Благодаря сбору новых сил понесенные потери для войска восставших численно были возмещены. Но новые воины имели пока худшее вооружение и были еще слабо обучены. Спартак всеми силами старался устранить эти недостатки. Он усиленно вооружал и обучал новобранцев, готовил часть сил к походу в Трансальпийскую Галлию для освобождения ее от войск наместника Фонтея, а оттуда — в случае успеха — в Испанию для борьбы с Помпеем. Эта акция планировалась вождем, с одной стороны, как психологическая (легко было представить, какое впечатление произведет в Испании появление повстанческих легионов, увенчанных победами над сулланскими войсками в Италии!), с другой — как военная. Появление опытных легионов, пополненных отрядами из Цизальпийской и Трансальпийской Галлий, могло действительно оказать большое влияние на ход войны в Испании, быть может, даже дать Серторию победу. Одновременно предводитель рабов всеми силами старался ввести сенат в заблуждение относительно своих действительных планов. С этой целью он через консулов завязал с ним переговоры и предлагал заключить мирный договор в обмен на уступку ему обеих галльских провинций для поселения там.

Разумеется, испытанные политики сената предложению победоносного врага не доверяли. Уступить ему важнейшие провинции стратегического назначения считали верхом глупости. Они знали также о зарубежных посольствах Спартака и боялись его возможного успеха, особенно у галлов и германцев — своих исконных врагов, от которых римляне не раз терпели страшные поражения.

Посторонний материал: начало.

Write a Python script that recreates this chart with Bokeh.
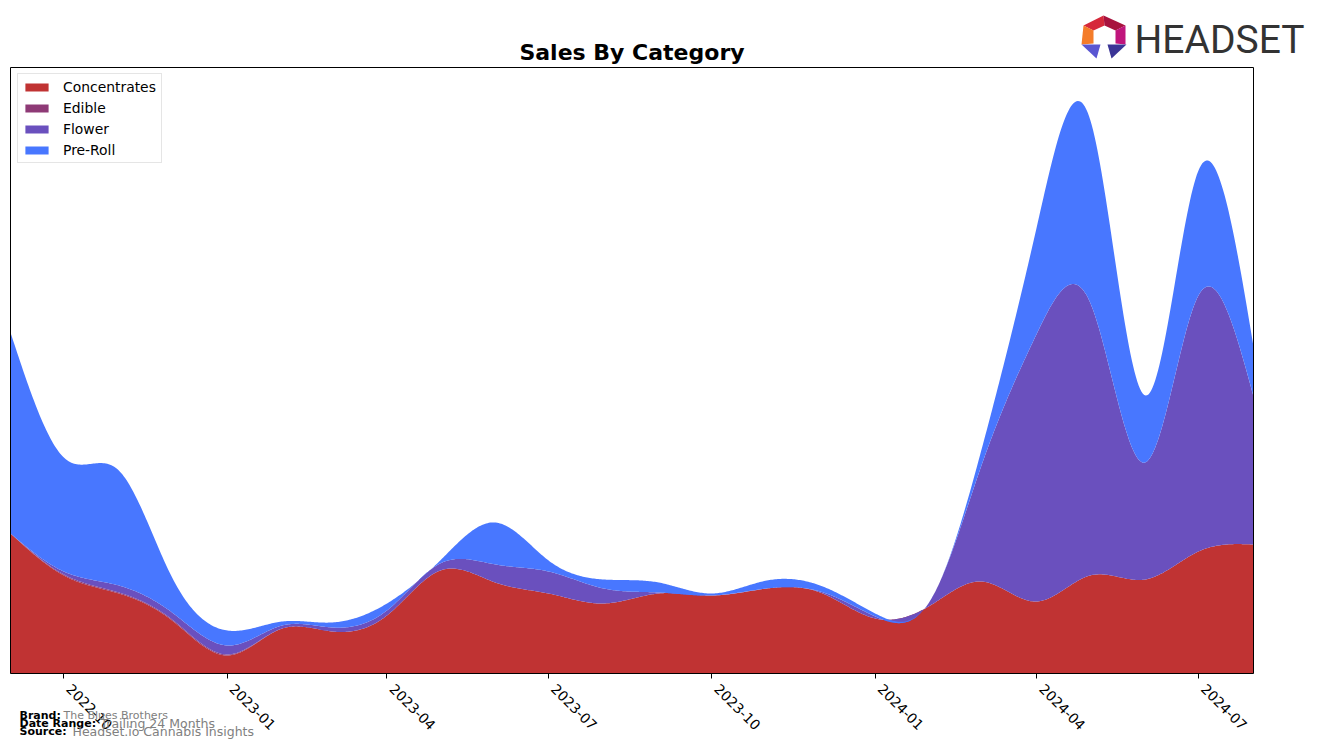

Последнее такое поражение было в 105 году до н. э., когда оказались разгромлены сразу 2 армии — Кв. Цепиона и Гн. Манлия. «Страх заставил содрогнуться всю Италию. С тех пор и до наших дней, — пишет Саллюстий, — римляне всегда считали, что все должно покорно склоняться перед их доблестью, но с галлами борьбу приходится вести ради собственного спасения, а не из-за славы».